The campers also got the chance to attend the NBA All-Star weekend events at the Barclays Center in Brooklyn, New York and Madison Square Garden in Manhattan.

Some of the countries represented in the group included: Argentina, Australia, Brazil, Canada, China, Nigeria, Senegal, Serbia, South Africa and Spain.

NBA China CEO David Shoemaker said the BWB camps are part of the league's global effort to "really grow the game".

"There are three Chinese kids taking part, and we've got our staff from our basketball operations team in China over with them," Shoemaker told China Daily.

"Adam Silver has said he wants basketball to be the No 1 sport in the world, and the Basketball Without Borders program is key to that."

NBA Commissioner Adam Silver said the reward for the hard work of these young players is the opportunity to be a part of All-Star weekend.

"That advances the game," Silver said during a press conference. "The game is my focus and youth basketball is the future of this game."

"Those camps have taken place all over the world," Silver said. "When they go home, and other young players hear about this incredible experience, it just makes it that much more likely that other young great athletes will turn to basketball."

Several NBA players also took part in the BWB global camp event as coaches: including Danilo Gallinari of Italy (Denver Nuggets); Gorgui Dieng of Senegal (Minnesota Timberwolves); and Tiago Splitter of Brazil (defending NBA Champion San Antonio Spurs).

Splitter said some of the most vivid memories he has from a childhood in his hometown of Blumenau, Brazil involve going to pick-up basketball games with his father.

"We have players coming out of Brazil, but it’s improving," Splitter said. "The NBA is helping us now, so more people are going to watch basketball and that’s great.

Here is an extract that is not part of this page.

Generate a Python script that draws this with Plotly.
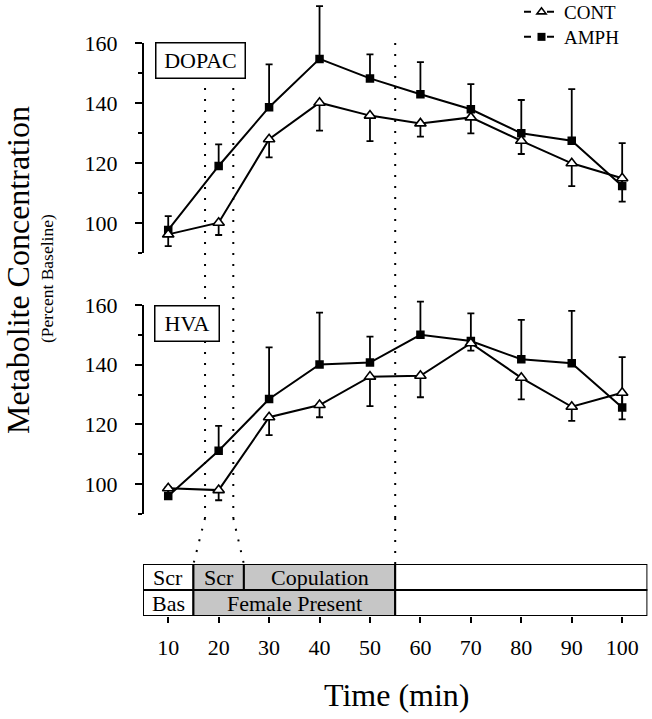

You’re never going to grow if you don’t have basketball in schools, and I think the US is a great model."

The first BWB event in the US was timed to coincide with the 2015 NBA All-Star Weekend, which gave the league a chance to link up the two endeavors. Going forward, the BWB Global Camp will be come an annual All-Star tradition, the NBA said in a press release.

The inaugural Basketball Without Borders (BWB) event took place in Europe back in July 2001. Since then, BWB has held 39 BWB camps across 22 cities in 19 countries, and the program has included more than 2,200 campers from 120 countries and territories around the world.

In that time, 33 players that came through a BWB camp ended up being drafted into the NBA.